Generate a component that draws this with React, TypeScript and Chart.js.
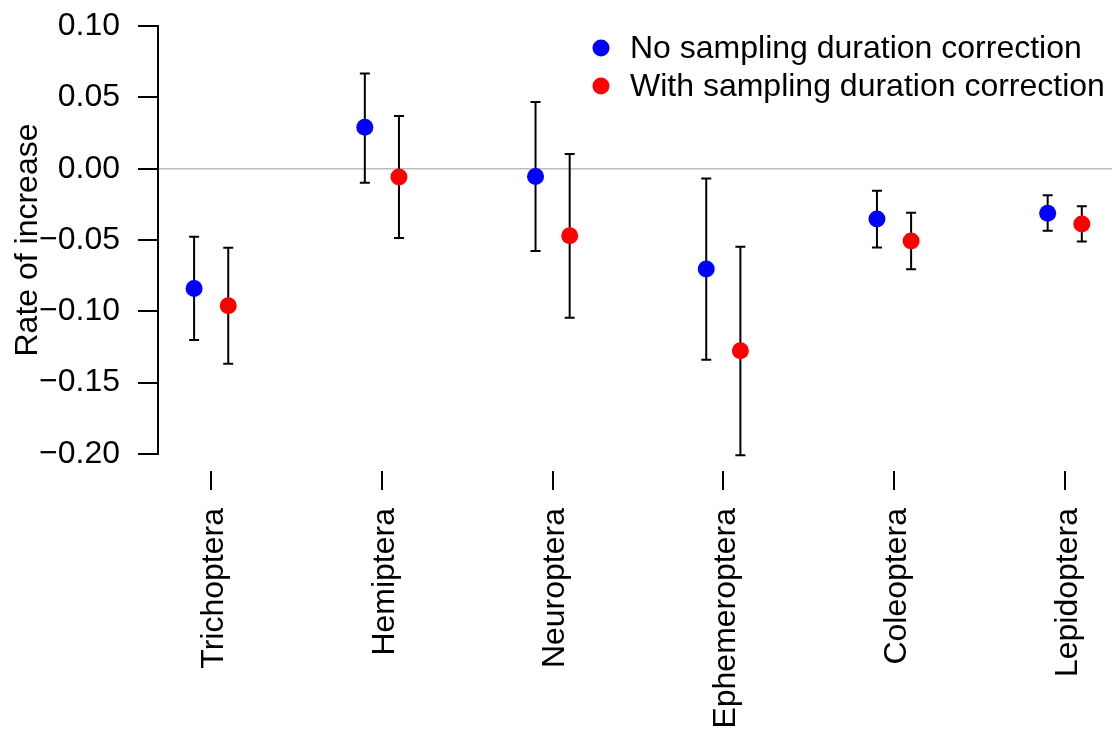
import React, { useEffect, useRef } from 'react';
import { Chart, registerables } from 'chart.js';

Chart.register(...registerables);

const categories = ['Trichoptera', 'Hemiptera', 'Neuroptera', 'Ephemeroptera', 'Coleoptera', 'Lepidoptera'];
const yTicks = [-0.2, -0.15, -0.1, -0.05, 0, 0.05, 0.1];

const noCorr = [-0.084, 0.029, -0.0055, -0.0704, -0.0353, -0.0313];
const noCorrLow = [-0.1201, -0.0098, -0.0577, -0.134, -0.0552, -0.0435];
const noCorrHigh = [-0.0477, 0.0668, 0.0468, -0.0068, -0.0154, -0.0187];

const withCorr = [-0.0961, -0.0058, -0.047, -0.1276, -0.0507, -0.0388];
const withCorrLow = [-0.1367, -0.0486, -0.1045, -0.201, -0.0706, -0.051];
const withCorrHigh = [-0.0554, 0.037, 0.0103, -0.0547, -0.0309, -0.0264];

const seriesLabels = ['No sampling duration correction', 'With sampling duration correction'];
const seriesColors = ['#0000FF', '#FF0000'];
const OFFSET = 0.1;

const FONT = '"Liberation Sans", Arial, Helvetica, sans-serif';
const FONT_SIZE = 32;

const zeroPadding = (scale: any) => {
  scale.paddingTop = 0;
  scale.paddingBottom = 0;
  scale.paddingLeft = 0;
  scale.paddingRight = 0;
};

export default function App() {
  const ref = useRef<HTMLCanvasElement>(null);

  useEffect(() => {
    if (!ref.current) return;

    const errorBars = {
      id: 'errorBars',
      beforeDatasetsDraw(chart: any) {
        const { ctx, chartArea, scales } = chart;
        const x = scales.x;
        const y = scales.y;
        ctx.save();
        // zero reference line (spans the whole plot region)
        const y0 = y.getPixelForValue(0);
        ctx.strokeStyle = '#BEBEBE';
        ctx.lineWidth = 1.5;
        ctx.beginPath();
        ctx.moveTo(chartArea.left, y0);
        ctx.lineTo(chart.width, y0);
        ctx.stroke();
        // y axis line (from first to last tick, as R does)
        ctx.strokeStyle = '#000';
        ctx.lineWidth = 2;
        ctx.beginPath();
        ctx.moveTo(chartArea.left, y.getPixelForValue(yTicks[0]) + 1);
        ctx.lineTo(chartArea.left, y.getPixelForValue(yTicks[yTicks.length - 1]) - 1);
        ctx.stroke();
        // error bars
        const groups = [
          { off: -OFFSET, lo: noCorrLow, hi: noCorrHigh },
          { off: OFFSET, lo: withCorrLow, hi: withCorrHigh },
        ];
        ctx.lineWidth = 2;
        ctx.strokeStyle = '#000';
        groups.forEach((g) => {
          g.lo.forEach((lo, i) => {
            const px = x.getPixelForValue(i + 1 + g.off);
            const pl = y.getPixelForValue(lo);
            const ph = y.getPixelForValue(g.hi[i]);
            ctx.beginPath();
            ctx.moveTo(px, pl);
            ctx.lineTo(px, ph);
            ctx.moveTo(px - 5, pl);
            ctx.lineTo(px + 5, pl);
            ctx.moveTo(px - 5, ph);
            ctx.lineTo(px + 5, ph);
            ctx.stroke();
          });
        });
        ctx.restore();
      },
      afterDraw(chart: any) {
        const { ctx } = chart;
        ctx.save();
        ctx.font = `${FONT_SIZE}px ${FONT}`;
        ctx.textBaseline = 'middle';
        ctx.textAlign = 'left';
        seriesLabels.forEach((label, i) => {
          const cy = 48 + i * 38;
          ctx.fillStyle = seriesColors[i];
          ctx.beginPath();
          ctx.arc(601, cy, 8.5, 0, Math.PI * 2);
          ctx.fill();
          ctx.fillStyle = '#000';
          ctx.fillText(label, 630, cy + 1);
        });
        ctx.restore();
      },
    };

    const chart = new Chart(ref.current, {
      type: 'scatter',
      data: {
        datasets: [
          {
            label: seriesLabels[0],
            data: noCorr.map((v, i) => ({ x: i + 1 - OFFSET, y: v })),
            backgroundColor: seriesColors[0],
            borderColor: seriesColors[0],
            pointRadius: 8.5,
            borderWidth: 0,
          },
          {
            label: seriesLabels[1],
            data: withCorr.map((v, i) => ({ x: i + 1 + OFFSET, y: v })),
            backgroundColor: seriesColors[1],
            borderColor: seriesColors[1],
            pointRadius: 8.5,
            borderWidth: 0,
          },
        ],
      },
      options: {
        responsive: false,
        animation: false,
        layout: { padding: { top: 9, left: 0, right: 0, bottom: 0 } },
        plugins: {
          legend: { display: false },
          tooltip: { enabled: false },
        },
        scales: {
          x: {
            type: 'linear',
            position: 'bottom',
            min: 0.6885,
            max: 6.227,
            afterBuildTicks: (scale: any) => {
              scale.ticks = categories.map((_, i) => ({ value: i + 1 }));
            },
            afterFit: (scale: any) => {
              scale.height = 258;
              zeroPadding(scale);
            },
            ticks: {
              autoSkip: false,
              minRotation: 90,
              maxRotation: 90,
              padding: 18,
              labelOffset: 3,
              color: '#000',
              font: { family: FONT, size: FONT_SIZE },
              callback: (value: any) => categories[Math.round(Number(value)) - 1] ?? '',
            },
            grid: {
              drawOnChartArea: false,
              drawTicks: true,
              tickLength: 19,
              color: '#000',
              lineWidth: 2,
            },
            border: { display: false },
          },
          y: {
            min: -0.212,
            max: 0.112,
            afterBuildTicks: (scale: any) => {
              scale.ticks = yTicks.map((v) => ({ value: v }));
            },
            afterFit: (scale: any) => {
              scale.width = 158;
              zeroPadding(scale);
            },
            ticks: {
              padding: 18,
              color: '#000',
              font: { family: FONT, size: FONT_SIZE },
              callback: (value: any) => Number(value).toFixed(2).replace('-', '\u2212'),
            },
            grid: {
              drawOnChartArea: false,
              drawTicks: true,
              tickLength: 20,
              color: '#000',
              lineWidth: 2,
            },
            border: { display: false },
            title: {
              display: true,
              text: 'Rate of increase',
              color: '#000',
              font: { family: FONT, size: FONT_SIZE },
              padding: { top: 9, bottom: 0 },
            },
          },
        },
      },
      plugins: [errorBars],
    });

    return () => chart.destroy();
  }, []);

  return (
    <div style={{ position: 'fixed', left: 0, top: 0, width: 1112, height: 729, background: '#fff' }}>
      <canvas ref={ref} width={1112} height={729} style={{ display: 'block' }} />
    </div>
  );
}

——————

GIVEN REQUEST:
Leave out the pictures and repeat the lines from the start of the material through the line with "if (!ref.current) return;", inclusive.

EXERCISE OUTPUT:
Generate a component that draws this with React, TypeScript and Chart.js.
import React, { useEffect, useRef } from 'react';
import { Chart, registerables } from 'chart.js';

Chart.register(...registerables);

const categories = ['Trichoptera', 'Hemiptera', 'Neuroptera', 'Ephemeroptera', 'Coleoptera', 'Lepidoptera'];
const yTicks = [-0.2, -0.15, -0.1, -0.05, 0, 0.05, 0.1];

const noCorr = [-0.084, 0.029, -0.0055, -0.0704, -0.0353, -0.0313];
const noCorrLow = [-0.1201, -0.0098, -0.0577, -0.134, -0.0552, -0.0435];
const noCorrHigh = [-0.0477, 0.0668, 0.0468, -0.0068, -0.0154, -0.0187];

const withCorr = [-0.0961, -0.0058, -0.047, -0.1276, -0.0507, -0.0388];
const withCorrLow = [-0.1367, -0.0486, -0.1045, -0.201, -0.0706, -0.051];
const withCorrHigh = [-0.0554, 0.037, 0.0103, -0.0547, -0.0309, -0.0264];

const seriesLabels = ['No sampling duration correction', 'With sampling duration correction'];
const seriesColors = ['#0000FF', '#FF0000'];
const OFFSET = 0.1;

const FONT = '"Liberation Sans", Arial, Helvetica, sans-serif';
const FONT_SIZE = 32;

const zeroPadding = (scale: any) => {
  scale.paddingTop = 0;
  scale.paddingBottom = 0;
  scale.paddingLeft = 0;
  scale.paddingRight = 0;
};

export default function App() {
  const ref = useRef<HTMLCanvasElement>(null);

  useEffect(() => {
    if (!ref.current) return;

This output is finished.